La polémique enfle à Marmande, en Lot-et-Garonne, après le refus du maire, socialiste, de louer une salle pour un meeting de Jordan Bardella, président du RN. Le parti du Rassemblement National a décidé de porter plainte. Qui aura le dernier mot ?
Le maire de Marmande va-t-il être obligé de louer une salle au président du Rassemblement National ? Lui qui ne veut accéder à la demande du parti pour accueillir dans une salle municipale de sa ville Jordan Bardella. Question de valeurs, traduit le maire socialiste.
"Nous sommes une terre d'accueil", argumente Joël Hocquelet, le maire PS de Marmande, pour justifier sa décision. "Une ville qui a accueilli des immigrés espagnols, italiens, portugais, marocains,. Tous sont devenus marmandais. Je pense qu'on ne peut pas, deux mois après avoir fait un front républicain, se dire, oui, on peut venir exposer cette vision de la France qui oppose les Français les uns aux autres".
Le maire dit assumer sa décision politique même si c'est, avant tout, pour l'envergure nationale du meeting qu'il s'est prononcé.
C'est ce qu'il a argumenté auprès du Rassemblement national puisque le parc des expositions dispose "de 1200 places debout". Il a répondu le 27 septembre à la demande formulée mi-septembre par le RN de location de la salle des expositions de Marmande. "Dans un mail assez long, sans agressivité, j'ai posé les choses qui expliquent ma décision". Il dit notamment faire le distinguo avec la députée locale du Rassemblement Nationale qu'il dit accueillir sans problème : "Je la reçois, la salue, l'invite à toutes les cérémonies..." Le rendez-vous du meeting de Jordan Bardella a pour lui une envergure nationale qui change tout. "Là, pour un meeting national, on va parler évidemment des valeurs du parti"...
À Marmande, la 2ᵉ circonscription du Lot-et-Garonne, le parti de Jordan Bardella a totalisé 47,48% des votes au second tour des législatives. D'où des avis partagés parmi les passants de la ville. Certains se disent "fiers" de la décision du maire de "boycotter" le leader du RN, "un parti qui n'a rien à faire dans le paysage politique", quand d'autres estiment qu'il "est censé être neutre", qu'il n'est "pas dans son droit de refuser". Certains encore ne comprennent pas du tout et iront de toute façon "le voir, le 10 novembre, à Tonneins..."

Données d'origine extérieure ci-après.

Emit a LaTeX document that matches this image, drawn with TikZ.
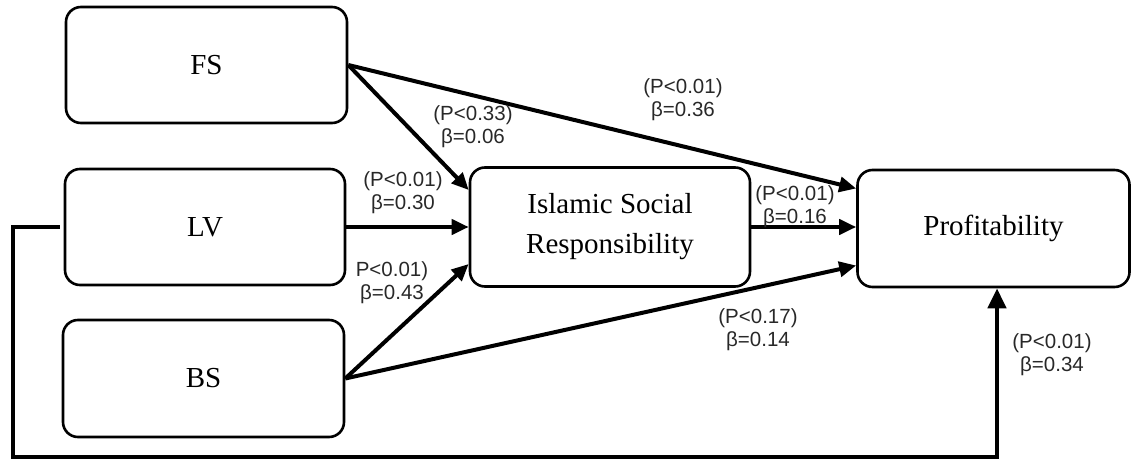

"Atteinte à la liberté de réunion"
Hélène Laporte, sur sa page Facebook, dénonce dans un communiqué une décision qui porte "atteinte à la liberté de réunion" et qui traduit, selon elle, "une volonté manifeste de discrimination à l'encontre du Rassemblement National" et donc une violation de l'article 225-1 du Code pénal s'y rapportant. Elle rappelle que le maire a "l'obligation de garantir un traitement égalitaire aux différentes formations politiques". Dans ce communiqué, elle dénonce également le"sectarisme politique d'une partie de la Gauche qui n'hésite pas à bafouer les règles démocratiques", rappelant, au passage, que le Rassemblement National représente, "11 millions de Français et incarne la première force politique d'opposition".
C'est pourquoi le parti a décidé de porter plainte contre la ville de Marmande.
Devant la justice
Les juges devront trancher. Légalement, un maire peut refuser de louer une salle par crainte de troubles à l'ordre public. Ce que confirme Me Eléa Cerdan, avocate au barreau d'Agen. "Parfois les réunions publiques de partis extrêmes peuvent constituer un risque de débordements, notamment par leurs soutiens ou par leurs opposants".

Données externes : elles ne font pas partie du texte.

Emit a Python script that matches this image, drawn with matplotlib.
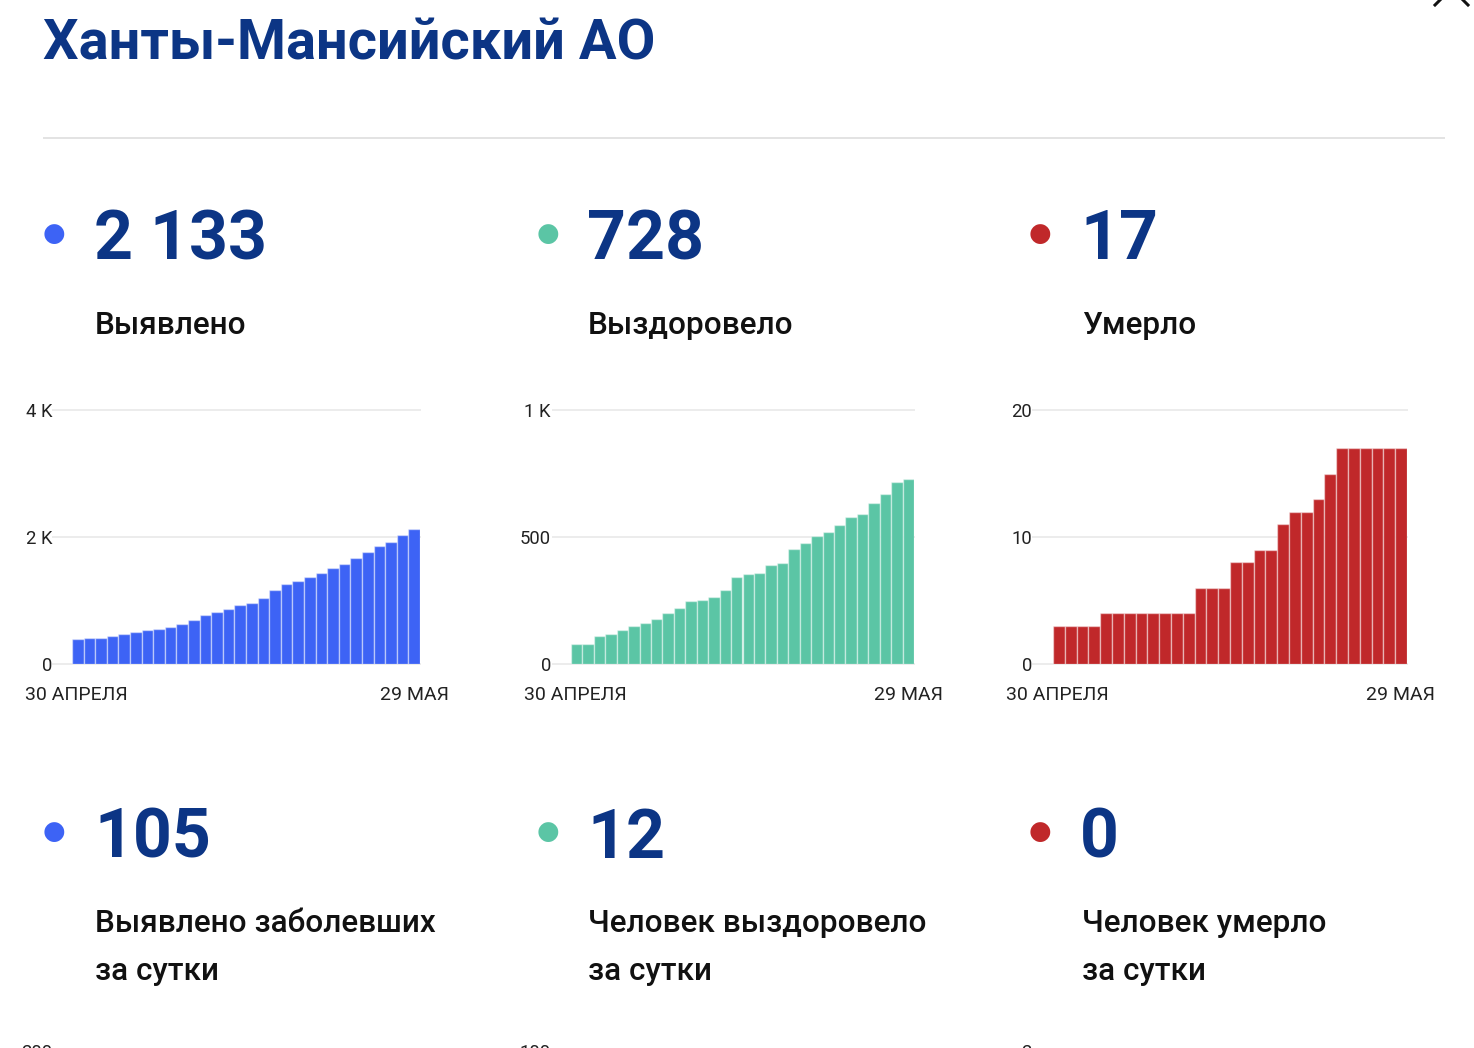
import matplotlib.pyplot as plt
import numpy as np
from matplotlib.lines import Line2D

# -------------------------
# Data (30 Apr - 29 May, cumulative)
# -------------------------

region = "Ханты-Мансийский АО"

detected = [388, 404, 415, 446, 467, 504, 535, 551, 583, 625,
            693, 772, 819, 861, 924, 966, 1045, 1165, 1255, 1307,
            1370, 1433, 1512, 1570, 1669, 1759, 1853, 1927, 2031, 2133]

recovered = [79, 79, 110, 117, 135, 150, 161, 178, 202, 219,
             248, 252, 265, 291, 341, 356, 360, 390, 396, 453,
             478, 503, 520, 546, 580, 591, 635, 669, 717, 728]

deaths = [3, 3, 3, 3, 4, 4, 4, 4, 4, 4,
          4, 4, 6, 6, 6, 8, 8, 9, 9, 11,
          12, 12, 13, 15, 17, 17, 17, 17, 17, 17]

totals = ["2 133", "728", "17"]
total_labels = ["Выявлено", "Выздоровело", "Умерло"]

daily = ["105", "12", "0"]
daily_labels = [["Выявлено заболевших", "за сутки"],
                ["Человек выздоровело", "за сутки"],
                ["Человек умерло", "за сутки"]]

y_ticks = [[0, 2000, 4000], [0, 500, 1000], [0, 10, 20]]
y_tick_labels = [["0", "2 K", "4 K"], ["0", "500", "1 K"], ["0", "10", "20"]]
next_top_ticks = ["200", "100", "2"]

date_first = "30 АПРЕЛЯ"
date_last = "29 МАЯ"

colors = ["#3d63f5", "#5bc5a5", "#c0282a"]
navy = "#0c3585"
text_col = "#111111"

# -------------------------
# Layout helpers (pixels)
# -------------------------

W, H = 1474, 1048
plt.rcParams["font.family"] = ["Roboto", "DejaVu Sans"]

fig = plt.figure(figsize=(W / 100, H / 100), dpi=100)
fig.patch.set_facecolor("white")


def fx(px):
    return px / W


def fy(py):
    return 1 - py / H


def pt(px):
    return px * 72 / 100


# title + separator
fig.text(fx(43), fy(60), region, fontsize=pt(56), fontweight="bold",
         color=navy, va="baseline", ha="left")
fig.add_artist(Line2D([fx(44), fx(1444)], [fy(138), fy(138)],
                      color="#e3e3e3", linewidth=pt(2)))

# close icon (partly off-canvas)
fig.add_artist(Line2D([fx(1435), fx(1444)], [fy(5), fy(-4)],
                      color="#111111", linewidth=pt(3)))
fig.add_artist(Line2D([fx(1468), fx(1459)], [fy(5), fy(-4)],
                      color="#111111", linewidth=pt(3)))

dot_x = [54, 548, 1040]
num_x = [94, 587, 1080]
lab_x = [95, 588, 1082]

# chart geometry: grid start, bar start, bar end, tick right edge, date left, date right
charts = [
    (53, 72, 420, 52, 25, 449),
    (553, 571, 914, 551, 524, 943),
    (1033, 1053, 1407, 1032, 1006, 1435),
]
series = [detected, recovered, deaths]

for i in range(3):
    # top row stats
    fig.text(fx(dot_x[i]), fy(234), "\u25cf", fontsize=pt(26), color=colors[i],
             ha="center", va="center", family="DejaVu Sans")
    fig.text(fx(num_x[i]), fy(259), totals[i], fontsize=pt(68),
             fontweight="bold", color=navy, va="baseline")
    fig.text(fx(lab_x[i]), fy(334), total_labels[i], fontsize=pt(31.5),
             fontweight=500, color=text_col, va="baseline")

    # bar chart
    g0, b0, b1, tick_r, d_l, d_r = charts[i]
    top, bottom = 410, 664
    ax = fig.add_axes([fx(g0), fy(bottom), fx(b1 - g0), (bottom - top) / H])
    vals = np.array(series[i])
    n = len(vals)
    bw = (b1 - b0) / n
    ax.bar(np.arange(n), vals, width=1, align="edge", color=colors[i],
           edgecolor=(1, 1, 1, 0.45), linewidth=1, zorder=2)
    ax.set_xlim(-(b0 - g0) / bw, n)
    ax.set_ylim(0, y_ticks[i][-1])
    for t in y_ticks[i]:
        ax.axhline(t, color="#ececec", linewidth=pt(2), zorder=0, clip_on=False)
    for s in ax.spines.values():
        s.set_visible(False)
    ax.set_xticks([])
    ax.set_yticks(y_ticks[i])
    ax.set_yticklabels(y_tick_labels[i], fontsize=pt(18.5), color="#222222")
    ax.tick_params(axis="y", length=0, pad=pt(g0 - tick_r))

    fig.text(fx(d_l), fy(700), date_first, fontsize=pt(19.5), color="#222222",
             va="baseline", ha="left")
    fig.text(fx(d_r), fy(700), date_last, fontsize=pt(19.5), color="#222222",
             va="baseline", ha="right")

    # bottom row stats
    fig.text(fx(dot_x[i]), fy(832), "\u25cf", fontsize=pt(26), color=colors[i],
             ha="center", va="center", family="DejaVu Sans")
    fig.text(fx(num_x[i]), fy(858), daily[i], fontsize=pt(68),
             fontweight="bold", color=navy, va="baseline")
    fig.text(fx(lab_x[i]), fy(932), daily_labels[i][0], fontsize=pt(31.5),
             fontweight=500, color=text_col, va="baseline")
    fig.text(fx(lab_x[i]), fy(980), daily_labels[i][1], fontsize=pt(31.5),
             fontweight=500, color=text_col, va="baseline")

    # top tick of the next (cut off) chart row
    fig.text(fx(tick_r), fy(1044), next_top_ticks[i], fontsize=pt(18.5),
             color="#222222", ha="right", va="top")

fig.savefig("out.png", dpi=100, facecolor="white")
plt.close(fig)
print("Saved: out.png")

En 2017, un maire du Jura avait refusé de louer une salle à Marine Le Pen. La justice l'avait contraint à faire machine arrière.
Face à cette plainte, le maire de Marmande, Joël Hocquelet assume sa décision. "La justice suivra. En tout cas, je préfère être dénoncé pour avoir maintenu ma position sur mes valeurs plutôt que d'avoir baissé ma garde et laissé la démocratie partir à vau-l’eau".